_DATA ENTRIES_.

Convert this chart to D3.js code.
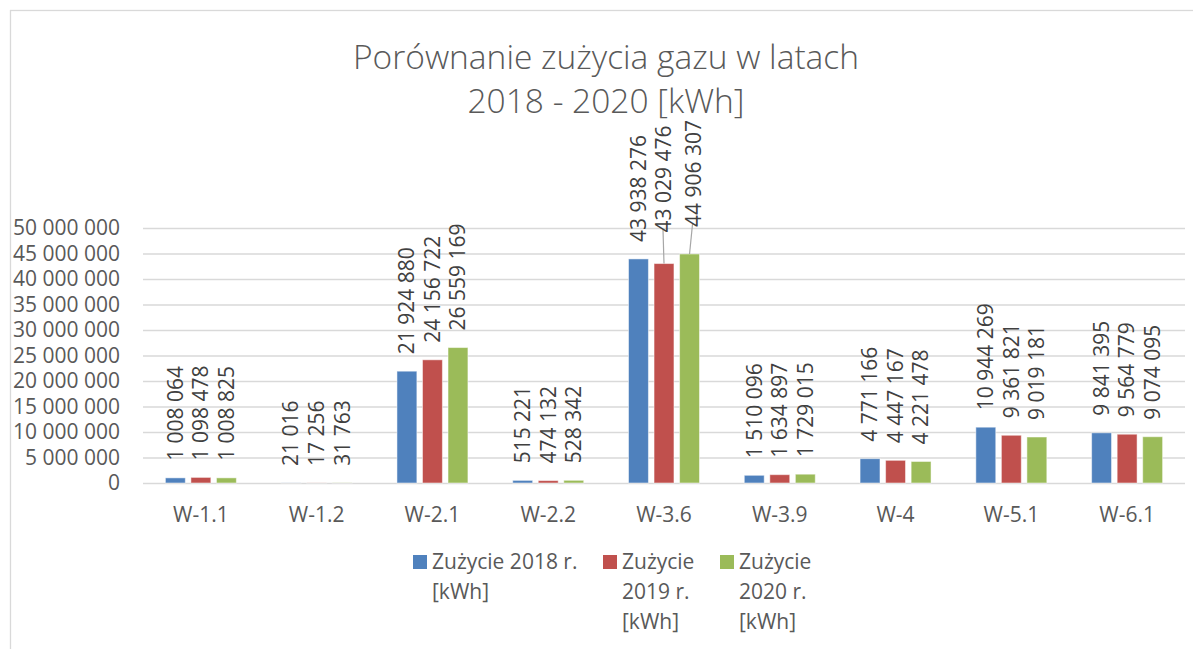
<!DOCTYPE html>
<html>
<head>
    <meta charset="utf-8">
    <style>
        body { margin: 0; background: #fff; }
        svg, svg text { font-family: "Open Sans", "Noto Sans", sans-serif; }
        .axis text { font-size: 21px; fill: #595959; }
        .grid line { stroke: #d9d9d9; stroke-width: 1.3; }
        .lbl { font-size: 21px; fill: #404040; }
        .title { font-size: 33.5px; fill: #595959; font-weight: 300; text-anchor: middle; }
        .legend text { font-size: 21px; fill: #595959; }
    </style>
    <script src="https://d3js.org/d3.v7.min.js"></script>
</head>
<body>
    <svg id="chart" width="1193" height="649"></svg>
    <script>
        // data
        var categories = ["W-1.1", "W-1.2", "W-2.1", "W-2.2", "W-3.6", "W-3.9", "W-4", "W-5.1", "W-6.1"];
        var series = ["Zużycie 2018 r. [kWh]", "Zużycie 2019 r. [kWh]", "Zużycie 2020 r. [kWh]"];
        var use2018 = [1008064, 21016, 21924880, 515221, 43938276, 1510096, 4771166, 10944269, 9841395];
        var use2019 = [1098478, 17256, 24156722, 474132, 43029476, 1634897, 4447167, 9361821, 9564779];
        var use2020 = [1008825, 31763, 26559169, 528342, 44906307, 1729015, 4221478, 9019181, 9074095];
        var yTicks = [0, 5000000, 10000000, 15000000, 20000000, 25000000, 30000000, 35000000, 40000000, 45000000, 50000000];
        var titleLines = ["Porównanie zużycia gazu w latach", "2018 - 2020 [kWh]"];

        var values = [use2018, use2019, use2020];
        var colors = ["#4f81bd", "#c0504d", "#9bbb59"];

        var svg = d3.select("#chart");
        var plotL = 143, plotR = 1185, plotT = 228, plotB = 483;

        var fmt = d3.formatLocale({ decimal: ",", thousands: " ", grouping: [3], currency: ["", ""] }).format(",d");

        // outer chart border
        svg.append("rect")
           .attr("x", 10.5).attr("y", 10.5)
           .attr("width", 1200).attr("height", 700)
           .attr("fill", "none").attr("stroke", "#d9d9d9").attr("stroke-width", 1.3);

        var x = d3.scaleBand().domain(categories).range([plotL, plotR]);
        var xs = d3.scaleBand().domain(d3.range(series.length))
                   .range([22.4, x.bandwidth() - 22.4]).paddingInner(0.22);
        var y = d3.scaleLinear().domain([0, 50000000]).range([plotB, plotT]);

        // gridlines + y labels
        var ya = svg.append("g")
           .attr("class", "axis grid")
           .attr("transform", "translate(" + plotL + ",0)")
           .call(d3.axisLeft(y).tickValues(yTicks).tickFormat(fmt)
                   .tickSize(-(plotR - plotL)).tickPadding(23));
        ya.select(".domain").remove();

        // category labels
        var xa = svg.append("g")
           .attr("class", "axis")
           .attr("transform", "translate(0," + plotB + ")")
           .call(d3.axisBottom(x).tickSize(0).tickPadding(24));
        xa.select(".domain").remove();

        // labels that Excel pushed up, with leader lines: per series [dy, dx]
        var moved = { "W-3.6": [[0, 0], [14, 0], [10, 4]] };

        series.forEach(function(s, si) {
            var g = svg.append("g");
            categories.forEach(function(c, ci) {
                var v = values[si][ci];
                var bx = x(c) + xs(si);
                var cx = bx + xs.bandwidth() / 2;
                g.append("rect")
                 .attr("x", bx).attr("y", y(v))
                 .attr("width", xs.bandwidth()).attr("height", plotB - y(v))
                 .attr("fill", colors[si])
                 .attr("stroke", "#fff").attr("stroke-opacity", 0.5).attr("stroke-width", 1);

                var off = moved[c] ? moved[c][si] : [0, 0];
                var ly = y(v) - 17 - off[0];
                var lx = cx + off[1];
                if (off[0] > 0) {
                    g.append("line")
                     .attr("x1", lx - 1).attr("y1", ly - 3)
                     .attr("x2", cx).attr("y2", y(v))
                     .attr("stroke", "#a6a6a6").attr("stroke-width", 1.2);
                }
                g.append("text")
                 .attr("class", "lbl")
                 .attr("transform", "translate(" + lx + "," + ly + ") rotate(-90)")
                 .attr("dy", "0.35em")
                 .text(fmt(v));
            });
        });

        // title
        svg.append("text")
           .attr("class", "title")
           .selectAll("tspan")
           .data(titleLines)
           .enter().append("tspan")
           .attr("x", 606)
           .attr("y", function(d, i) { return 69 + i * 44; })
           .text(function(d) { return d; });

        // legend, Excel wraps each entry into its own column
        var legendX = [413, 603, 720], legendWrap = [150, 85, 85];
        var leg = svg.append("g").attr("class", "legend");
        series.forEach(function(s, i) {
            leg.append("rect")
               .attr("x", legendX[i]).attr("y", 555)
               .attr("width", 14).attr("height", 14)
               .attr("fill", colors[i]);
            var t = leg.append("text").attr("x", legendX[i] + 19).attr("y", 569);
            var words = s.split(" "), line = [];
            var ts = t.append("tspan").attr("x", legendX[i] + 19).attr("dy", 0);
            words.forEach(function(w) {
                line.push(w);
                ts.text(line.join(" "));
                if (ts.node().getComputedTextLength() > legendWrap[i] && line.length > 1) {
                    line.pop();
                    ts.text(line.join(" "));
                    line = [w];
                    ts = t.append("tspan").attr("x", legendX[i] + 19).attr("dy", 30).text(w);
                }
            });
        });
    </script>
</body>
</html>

* * *

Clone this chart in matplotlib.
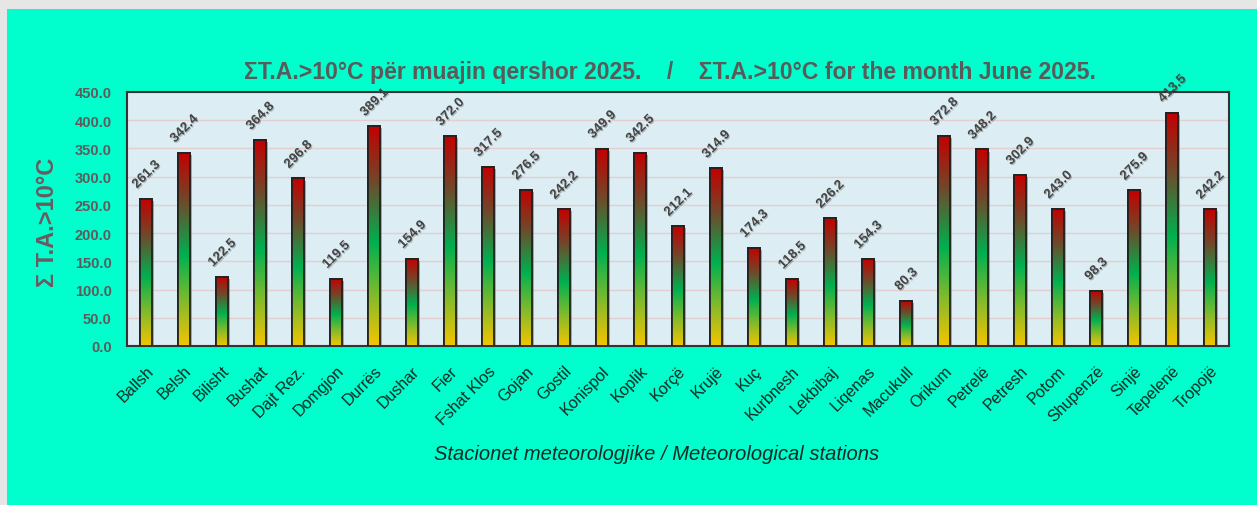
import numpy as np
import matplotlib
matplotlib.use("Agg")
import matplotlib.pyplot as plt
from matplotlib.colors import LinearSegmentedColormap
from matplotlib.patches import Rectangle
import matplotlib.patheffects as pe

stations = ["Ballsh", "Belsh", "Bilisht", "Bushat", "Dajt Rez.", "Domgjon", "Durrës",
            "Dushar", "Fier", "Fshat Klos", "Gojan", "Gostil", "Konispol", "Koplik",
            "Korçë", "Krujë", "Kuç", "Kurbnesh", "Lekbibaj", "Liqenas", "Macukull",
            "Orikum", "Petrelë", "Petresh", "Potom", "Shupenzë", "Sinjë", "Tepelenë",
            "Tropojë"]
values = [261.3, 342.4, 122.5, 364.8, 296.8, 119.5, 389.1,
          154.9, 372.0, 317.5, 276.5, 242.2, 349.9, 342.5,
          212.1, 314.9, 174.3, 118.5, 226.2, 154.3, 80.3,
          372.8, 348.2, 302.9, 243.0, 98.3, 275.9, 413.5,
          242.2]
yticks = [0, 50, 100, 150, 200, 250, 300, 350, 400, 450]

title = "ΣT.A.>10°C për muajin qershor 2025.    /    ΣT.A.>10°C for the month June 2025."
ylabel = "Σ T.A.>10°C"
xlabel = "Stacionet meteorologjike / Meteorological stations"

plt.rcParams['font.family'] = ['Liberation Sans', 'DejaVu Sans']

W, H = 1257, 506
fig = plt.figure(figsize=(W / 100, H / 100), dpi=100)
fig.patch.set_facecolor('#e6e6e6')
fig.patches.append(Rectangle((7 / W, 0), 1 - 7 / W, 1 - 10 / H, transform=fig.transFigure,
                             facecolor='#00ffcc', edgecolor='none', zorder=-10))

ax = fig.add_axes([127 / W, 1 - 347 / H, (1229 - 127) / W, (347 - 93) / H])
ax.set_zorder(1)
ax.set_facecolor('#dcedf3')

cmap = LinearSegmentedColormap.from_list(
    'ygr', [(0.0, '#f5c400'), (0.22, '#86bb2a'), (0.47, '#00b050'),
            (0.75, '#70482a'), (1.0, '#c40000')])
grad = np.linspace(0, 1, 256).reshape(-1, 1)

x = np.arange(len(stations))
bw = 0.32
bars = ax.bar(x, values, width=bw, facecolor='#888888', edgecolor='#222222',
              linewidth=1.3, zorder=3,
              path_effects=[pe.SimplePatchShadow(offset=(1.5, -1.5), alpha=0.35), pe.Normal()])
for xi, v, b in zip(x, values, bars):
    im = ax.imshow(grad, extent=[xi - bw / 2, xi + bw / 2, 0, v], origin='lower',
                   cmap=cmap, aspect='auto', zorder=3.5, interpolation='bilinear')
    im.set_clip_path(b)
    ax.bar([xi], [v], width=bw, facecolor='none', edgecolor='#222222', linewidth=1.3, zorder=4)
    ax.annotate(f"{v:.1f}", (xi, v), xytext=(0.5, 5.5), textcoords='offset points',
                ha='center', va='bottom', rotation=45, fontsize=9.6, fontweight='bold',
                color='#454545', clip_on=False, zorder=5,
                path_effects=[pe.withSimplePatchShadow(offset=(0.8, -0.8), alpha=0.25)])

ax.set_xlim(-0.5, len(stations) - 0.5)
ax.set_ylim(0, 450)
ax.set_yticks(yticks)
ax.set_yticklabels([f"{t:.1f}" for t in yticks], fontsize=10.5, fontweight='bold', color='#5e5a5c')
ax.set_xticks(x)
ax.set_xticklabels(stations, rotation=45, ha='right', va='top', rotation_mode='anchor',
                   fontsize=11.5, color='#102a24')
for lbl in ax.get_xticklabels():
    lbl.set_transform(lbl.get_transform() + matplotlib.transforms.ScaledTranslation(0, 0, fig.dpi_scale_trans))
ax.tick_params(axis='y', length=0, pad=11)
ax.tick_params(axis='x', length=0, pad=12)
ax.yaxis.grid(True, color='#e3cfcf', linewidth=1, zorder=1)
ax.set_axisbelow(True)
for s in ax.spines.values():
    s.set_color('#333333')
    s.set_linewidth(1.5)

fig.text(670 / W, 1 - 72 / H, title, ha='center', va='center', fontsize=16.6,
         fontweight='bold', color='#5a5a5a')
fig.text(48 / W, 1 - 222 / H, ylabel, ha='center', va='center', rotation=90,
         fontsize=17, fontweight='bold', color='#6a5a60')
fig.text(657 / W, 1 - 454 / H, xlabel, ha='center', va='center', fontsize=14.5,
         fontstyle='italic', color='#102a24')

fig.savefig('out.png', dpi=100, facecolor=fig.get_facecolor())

==

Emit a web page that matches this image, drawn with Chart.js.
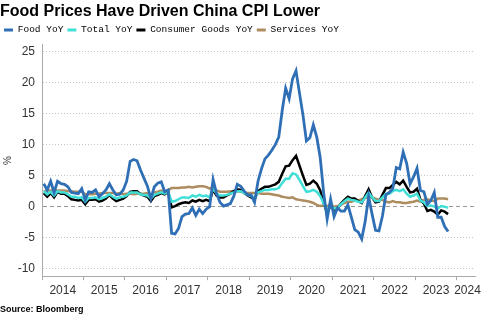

_AIM_.
In the entries above, identify each line that includes the string "matplotlib", then copy it.

_REPLY TO THE TASK_.
Clone this chart in matplotlib.
import matplotlib
matplotlib.use("Agg")
import matplotlib.pyplot as plt
from matplotlib.colors import LinearSegmentedColormap
from matplotlib.patches import Rectangle
import matplotlib.patheffects as pe
    lbl.set_transform(lbl.get_transform() + matplotlib.transforms.ScaledTranslation(0, 0, fig.dpi_scale_trans))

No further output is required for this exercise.